◆ REQUIRED WORK
Using the records below, please work out how many lines contain "this"; answer with the number alone.

Start INPUT RECORDS

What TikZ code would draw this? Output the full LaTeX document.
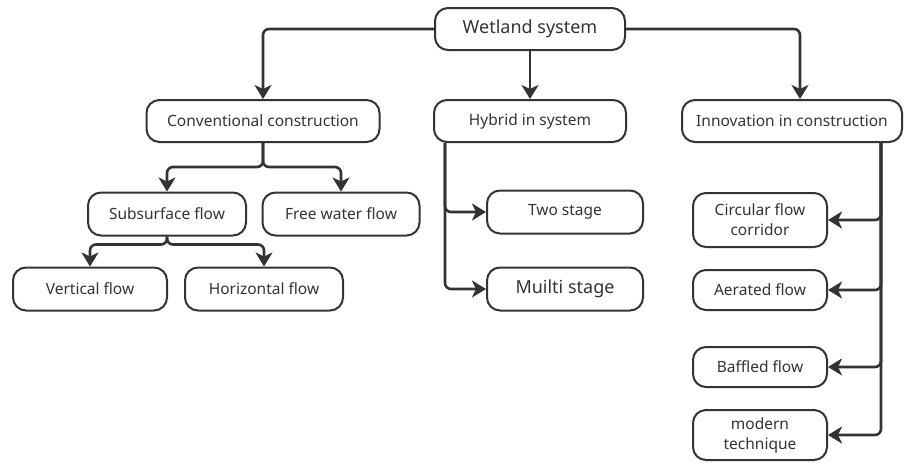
\documentclass[tikz,border=0pt]{standalone}
\usepackage{fontspec}
\setmainfont{Noto Sans}
\usepackage{tikz}
\usetikzlibrary{positioning}
\usetikzlibrary{arrows.meta}
\definecolor{ink}{HTML}{333333}

\begin{document}
\begin{tikzpicture}[
x=1pt, y=-1pt,
box/.style={rectangle, draw=ink, line width=2pt, rounded corners=13pt, text=ink, font=\fontsize{15.5}{20}\selectfont, minimum height=42pt, inner sep=2pt, align=center},
topbox/.style={box, font=\fontsize{18}{22}\selectfont},
edge/.style={draw=ink, line width=2.6pt, rounded corners=6pt, -{Stealth[length=14pt,width=17pt,inset=4pt]}}
]
\useasboundingbox (0,0) rectangle (904,463);

%Nodes
\node[topbox, minimum width=190pt] (wetland) at (530,29)  {Wetland system};
\node[box, minimum width=233pt]    (conv)    at (263,121) {Conventional construction};
\node[box, minimum width=192pt]    (hybrid)  at (530,121) {Hybrid in system};
\node[box, minimum width=220pt]    (innov)   at (792,121) {Innovation in construction};
\node[box, minimum width=158pt, minimum height=43pt] (subsurf) at (167,214) {Subsurface flow};
\node[box, minimum width=157pt, minimum height=43pt] (freewater) at (341,214) {Free water flow};
\node[box, minimum width=154pt, minimum height=43pt] (vertical) at (90,289) {Vertical flow};
\node[box, minimum width=158pt, minimum height=43pt] (horizontal) at (264,289) {Horizontal flow};
\node[box, minimum width=156pt, minimum height=43pt] (twostage) at (565,212) {Two stage};
\node[box, minimum width=156pt, minimum height=43pt, font=\fontsize{18}{22}\selectfont] (multistage) at (565,289) {Muilti stage};
\node[box, minimum width=134pt, minimum height=54pt] (circular) at (760,220) {Circular flow\\corridor};
\node[box, minimum width=134pt, minimum height=40pt] (aerated) at (760,290) {Aerated flow};
\node[box, minimum width=134pt, minimum height=40pt] (baffled) at (760,367) {Baffled flow};
\node[box, minimum width=134pt, minimum height=50pt] (modern) at (760,435) {modern\\technique};

%Edges
\draw[edge] (wetland.west) -| (conv.north);
\draw[edge] (wetland.south) -- (hybrid.north);
\draw[edge] (wetland.east) -| ([xshift=8]innov.north);
\draw[edge] (conv.south) -- ++(0,24) -| (subsurf.north);
\draw[edge] (conv.south) -- ++(0,24) -| (freewater.north);
\draw[edge] (subsurf.south) -- ++(0,8) -| (vertical.north);
\draw[edge] (subsurf.south) -- ++(0,8) -| (horizontal.north);
\draw[edge] ([xshift=12]hybrid.south west) |- (twostage.west);
\draw[edge] ([xshift=12]hybrid.south west) |- (multistage.west);
\draw[edge] ([xshift=-22]innov.south east) |- (circular.east);
\draw[edge] ([xshift=-22]innov.south east) |- (aerated.east);
\draw[edge] ([xshift=-22]innov.south east) |- (baffled.east);
\draw[edge] ([xshift=-22]innov.south east) |- (modern.east);

\end{tikzpicture}
\end{document}
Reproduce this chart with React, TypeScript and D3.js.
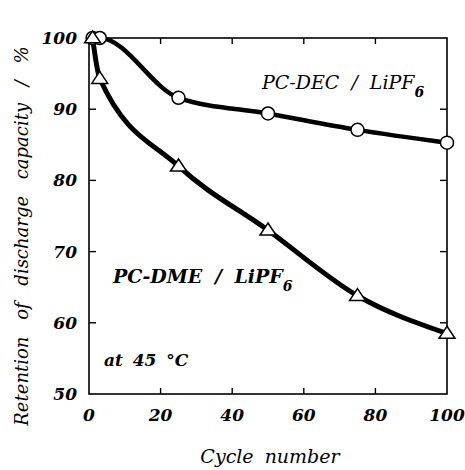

End INPUT RECORDS

◆ SOLVED PROBLEM
2